* **GOAL**
Leave the pictures out and quote every line from the start of the listing to the line with "0.475, 0.4875, 0.5]", inclusive.

(Charts and diagrams as code)
#####
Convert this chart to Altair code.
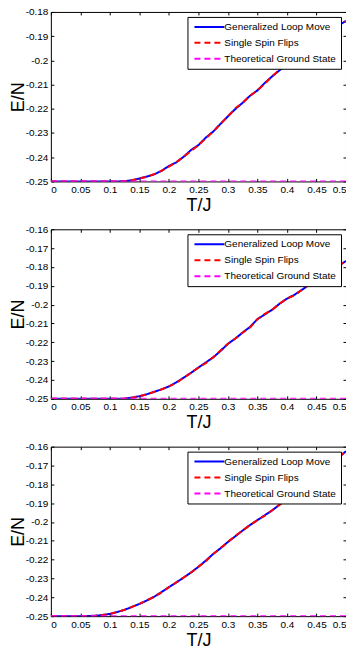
import altair as alt
import pandas as pd

T = [0.0, 0.0125, 0.025, 0.0375, 0.05, 0.0625, 0.075, 0.0875, 0.1, 0.1125,
     0.125, 0.1375, 0.15, 0.1625, 0.175, 0.1875, 0.2, 0.2125, 0.225, 0.2375,
     0.25, 0.2625, 0.275, 0.2875, 0.3, 0.3125, 0.325, 0.3375, 0.35, 0.3625,
     0.375, 0.3875, 0.4, 0.4125, 0.425, 0.4375, 0.45, 0.4625, 0.475, 0.4875, 0.5]

p1_loop = [-0.25, -0.25, -0.25, -0.25, -0.25, -0.25, -0.25, -0.25, -0.25, -0.25,
           -0.2499, -0.2495, -0.2488, -0.2480, -0.2471, -0.2456, -0.2436, -0.2421, -0.2398, -0.2370,
           -0.2350, -0.2319, -0.2294, -0.2262, -0.2231, -0.2201, -0.2175, -0.2146, -0.2124, -0.2093,
           -0.2066, -0.2041, -0.2012, -0.1990, -0.1966, -0.1943, -0.1920, -0.1898, -0.1877, -0.1856, -0.1837]
p1_single = [-0.25, -0.25, -0.25, -0.25, -0.25, -0.25, -0.25, -0.25, -0.25, -0.25,
             -0.2499, -0.2495, -0.2488, -0.2481, -0.2470, -0.2456, -0.2439, -0.2421, -0.2398, -0.2375,
             -0.2350, -0.2322, -0.2294, -0.2262, -0.2231, -0.2198, -0.2175, -0.2146, -0.2124, -0.2096,
             -0.2066, -0.2038, -0.2012, -0.1990, -0.1966, -0.1943, -0.1920, -0.1898, -0.1877, -0.1856, -0.1839]

p2_loop = [-0.25, -0.25, -0.25, -0.25, -0.25, -0.25, -0.25, -0.25, -0.25, -0.25,
           -0.2499, -0.2494, -0.2486, -0.2476, -0.2463, -0.2450, -0.2434, -0.2413, -0.2388, -0.2362,
           -0.2334, -0.2307, -0.2280, -0.2246, -0.2208, -0.2180, -0.2148, -0.2118, -0.2077, -0.2052,
           -0.2027, -0.1995, -0.1968, -0.1948, -0.1922, -0.1895, -0.1870, -0.1845, -0.1819, -0.1794, -0.1768]
p2_single = [-0.25, -0.25, -0.25, -0.25, -0.25, -0.25, -0.25, -0.25, -0.25, -0.25,
             -0.2499, -0.2494, -0.2486, -0.2476, -0.2463, -0.2450, -0.2434, -0.2416, -0.2388, -0.2362,
             -0.2334, -0.2311, -0.2280, -0.2243, -0.2208, -0.2180, -0.2148, -0.2121, -0.2077, -0.2049,
             -0.2027, -0.1995, -0.1968, -0.1951, -0.1922, -0.1895, -0.1870, -0.1845, -0.1819, -0.1794, -0.1768]

p3_loop = [-0.25, -0.25, -0.25, -0.25, -0.25, -0.2499, -0.2498, -0.2494, -0.2488, -0.2478,
           -0.2466, -0.2451, -0.2435, -0.2417, -0.2397, -0.2372, -0.2346, -0.2321, -0.2295, -0.2268,
           -0.2238, -0.2205, -0.2170, -0.2139, -0.2106, -0.2076, -0.2045, -0.2016, -0.1990, -0.1964,
           -0.1938, -0.1908, -0.1878, -0.1848, -0.1818, -0.1787, -0.1756, -0.1724, -0.1692, -0.1658, -0.1624]
p3_single = [-0.25, -0.25, -0.25, -0.25, -0.25, -0.2499, -0.2498, -0.2494, -0.2488, -0.2478,
             -0.2466, -0.2451, -0.2435, -0.2417, -0.2397, -0.2374, -0.2346, -0.2321, -0.2295, -0.2268,
             -0.2238, -0.2208, -0.2170, -0.2139, -0.2106, -0.2073, -0.2045, -0.2016, -0.1990, -0.1967,
             -0.1938, -0.1908, -0.1878, -0.1848, -0.1818, -0.1787, -0.1756, -0.1724, -0.1692, -0.1658, -0.1624]

ground_T = [0.0, 0.5]
ground_E = [-0.25, -0.25]

series_names = ["Generalized Loop Move", "Single Spin Flips", "Theoretical Ground State"]
series_colors = ["#0000ff", "#ff0000", "#ff00ff"]
series_dash = [[1, 0], [6, 4], [6, 4]]

x_ticks = [0, 0.05, 0.1, 0.15, 0.2, 0.25, 0.3, 0.35, 0.4, 0.45, 0.5]
y_ticks_1 = [-0.25, -0.24, -0.23, -0.22, -0.21, -0.2, -0.19, -0.18]
y_ticks_2 = [-0.25, -0.24, -0.23, -0.22, -0.21, -0.2, -0.19, -0.18, -0.17, -0.16]

panels = [
    (p1_loop, p1_single, -0.18, y_ticks_1),
    (p2_loop, p2_single, -0.16, y_ticks_2),
    (p3_loop, p3_single, -0.16, y_ticks_2),
]

W, H = 296, 170
LABEL_EXPR = "replace(format(datum.value, '.2~f'), '\u2212', '-')"


def make_panel(loop, single, ymax, yticks):
    df = pd.concat([
        pd.DataFrame({"T": T, "E": loop, "s": series_names[0]}),
        pd.DataFrame({"T": T, "E": single, "s": series_names[1]}),
        pd.DataFrame({"T": ground_T, "E": ground_E, "s": series_names[2]}),
    ], ignore_index=True)

    color = alt.Color("s:N", title=None,
                      scale=alt.Scale(domain=series_names, range=series_colors),
                      sort=series_names)
    dash = alt.StrokeDash("s:N", title=None,
                          scale=alt.Scale(domain=series_names, range=series_dash),
                          sort=series_names)
    xs = alt.Scale(domain=[0, 0.5], nice=False, zero=False)
    ys = alt.Scale(domain=[-0.25, ymax], nice=False, zero=False)

    ax_bottom = alt.Axis(values=x_ticks, labelExpr=LABEL_EXPR, title="T/J", orient="bottom")
    ax_left = alt.Axis(values=yticks, labelExpr=LABEL_EXPR, title="E/N", orient="left")
    ax_top = alt.Axis(values=x_ticks, labels=False, title=None, orient="top")
    ax_right = alt.Axis(values=yticks, labels=False, title=None, orient="right")

    base = alt.Chart(df).mark_line(strokeWidth=2, clip=True)
    l1 = base.transform_filter(alt.datum.s == series_names[0]).encode(
        x=alt.X("T:Q", scale=xs, axis=ax_bottom),
        y=alt.Y("E:Q", scale=ys, axis=ax_left),
        color=color, strokeDash=dash, order=alt.Order("T:Q"))
    l2 = base.transform_filter(alt.datum.s == series_names[1]).encode(
        x=alt.X("T:Q", scale=xs, axis=ax_top),
        y=alt.Y("E:Q", scale=ys, axis=ax_right),
        color=color, strokeDash=dash, order=alt.Order("T:Q"))
    l3 = base.transform_filter(alt.datum.s == series_names[2]).encode(
        x=alt.X("T:Q", scale=xs, axis=None),
        y=alt.Y("E:Q", scale=ys, axis=None),
        color=color, strokeDash=dash, order=alt.Order("T:Q"))
    return alt.layer(l1, l2, l3).resolve_axis(x="independent", y="independent").properties(width=W, height=H)


chart = alt.vconcat(*[make_panel(*p) for p in panels], spacing=8).resolve_legend(
    color="independent", strokeDash="independent"
).properties(
    padding={"left": 1, "top": -3, "right": -1, "bottom": 0}
).configure_view(
    stroke="black", strokeWidth=1
).configure_axis(
    domain=False, grid=False,
    tickSize=3, offset=-3, tickColor="black", tickWidth=1,
    labelPadding=3, labelFont="Liberation Sans", labelFontSize=10, labelColor="black",
    titleFont="Liberation Sans", titleFontSize=18, titleFontWeight="normal", titleColor="black",
).configure_axisX(
    titleY=32, titleBaseline="alphabetic"
).configure_axisY(
    titleX=-30, titleBaseline="alphabetic"
).configure_legend(
    orient="top-right", offset=5, fillColor="white", strokeColor="black", padding=5,
    labelFont="Liberation Sans", labelFontSize=10, labelColor="black", labelOffset=22,
    symbolType="M-1,0H9", symbolSize=36, symbolStrokeWidth=2, rowPadding=6, cornerRadius=0,
)

chart.save("out.html", embed_options={"renderer": "svg", "actions": False})
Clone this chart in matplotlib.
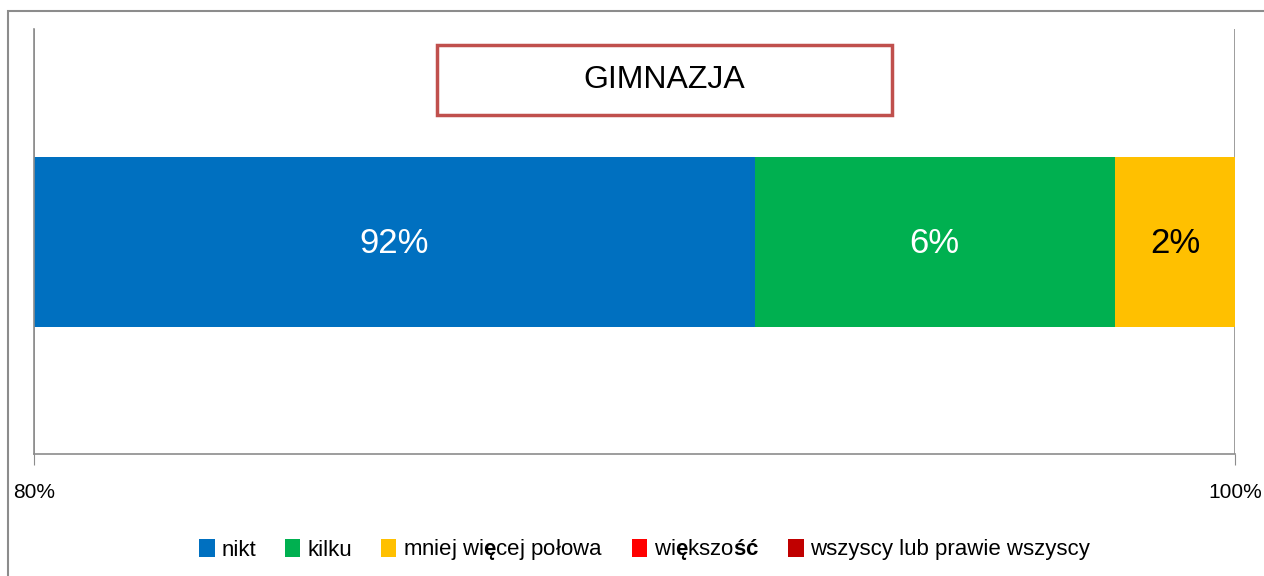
import matplotlib
matplotlib.use("Agg")
import matplotlib.pyplot as plt
from matplotlib.patches import Patch, Rectangle

plt.rcParams["font.family"] = ["Liberation Sans Narrow", "Liberation Sans", "DejaVu Sans"]
plt.rcParams["mathtext.fontset"] = "custom"
plt.rcParams["mathtext.rm"] = "Liberation Sans"
plt.rcParams["mathtext.bf"] = "Liberation Sans:bold"

# data
CATEGORY = "GIMNAZJA"
SERIES = ["nikt", "kilku", "mniej wi$\\mathbf{ę}$cej połowa",
          "wi$\\mathbf{ę}$kszo$\\mathbf{ść}$", "wszyscy lub prawie wszyscy"]
VALUES = [92, 6, 2, 0, 0]
COLORS = ["#0070C0", "#00B050", "#FFC000", "#FF0000", "#C00000"]
LABEL_COLORS = ["white", "white", "black", "black", "white"]
X_MIN, X_MAX = 80, 100
XTICKS = [80, 100]

fig = plt.figure(figsize=(12.64, 5.76), dpi=100)
ax = fig.add_axes([34 / 1264, 122 / 576, 1201 / 1264, 425 / 576])

left = 0
for val, col, lc in zip(VALUES, COLORS, LABEL_COLORS):
    ax.barh(0, val, left=left, height=0.4, color=col, linewidth=0)
    if val > 0:
        vis_lo = max(left, X_MIN)
        vis_hi = min(left + val, X_MAX)
        ax.text((vis_lo + vis_hi) / 2, -0.005, f"{val}%", ha="center", va="center",
                color=lc, fontsize=25)
    left += val

ax.set_xlim(X_MIN, X_MAX)
ax.set_ylim(-0.5, 0.5)
ax.set_yticks([])
ax.set_xticks(XTICKS)
ax.set_xticklabels([f"{t}%" for t in XTICKS], fontsize=15)
ax.tick_params(axis="x", length=8, color="#8c8c8c", pad=13)
ax.grid(axis="x", color="#8c8c8c", lw=1.2)
ax.set_axisbelow(True)
for s in ["top", "right"]:
    ax.spines[s].set_visible(False)
for s in ["left", "bottom"]:
    ax.spines[s].set_color("#8c8c8c")
    ax.spines[s].set_linewidth(1.2)

# title box
fig.patches.append(Rectangle((437 / 1264, 461 / 576), 455 / 1264, 70 / 576,
                             transform=fig.transFigure, fill=False,
                             edgecolor="#C0504D", lw=2.5))
fig.text(664 / 1264, 1 - 80 / 576, CATEGORY, ha="center", va="center", fontsize=23)

# outer chart frame
fig.patches.append(Rectangle((8 / 1264, -0.1), 1.2, 1 - 11 / 576 + 0.1,
                             transform=fig.transFigure, fill=False,
                             edgecolor="#8c8c8c", lw=1.5))

handles = [Patch(facecolor=c, edgecolor="none") for c in COLORS]
fig.legend(handles, SERIES, loc="center", bbox_to_anchor=(0.51, 1 - 550 / 576),
           ncol=5, frameon=False, fontsize=16, handlelength=0.7, handleheight=0.9,
           handletextpad=0.3, columnspacing=1.3)

fig.savefig("out.png", dpi=100)
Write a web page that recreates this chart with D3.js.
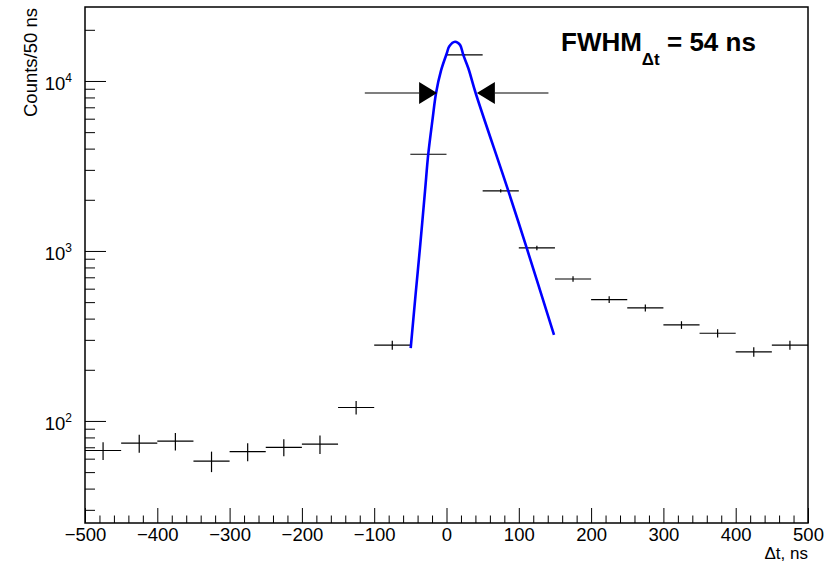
#####
* **RESULT OF THE EXERCISE**
Convert this chart to Altair code.
import altair as alt
import pandas as pd

T = [0.0, 0.0125, 0.025, 0.0375, 0.05, 0.0625, 0.075, 0.0875, 0.1, 0.1125,
     0.125, 0.1375, 0.15, 0.1625, 0.175, 0.1875, 0.2, 0.2125, 0.225, 0.2375,
     0.25, 0.2625, 0.275, 0.2875, 0.3, 0.3125, 0.325, 0.3375, 0.35, 0.3625,
     0.375, 0.3875, 0.4, 0.4125, 0.425, 0.4375, 0.45, 0.4625, 0.475, 0.4875, 0.5]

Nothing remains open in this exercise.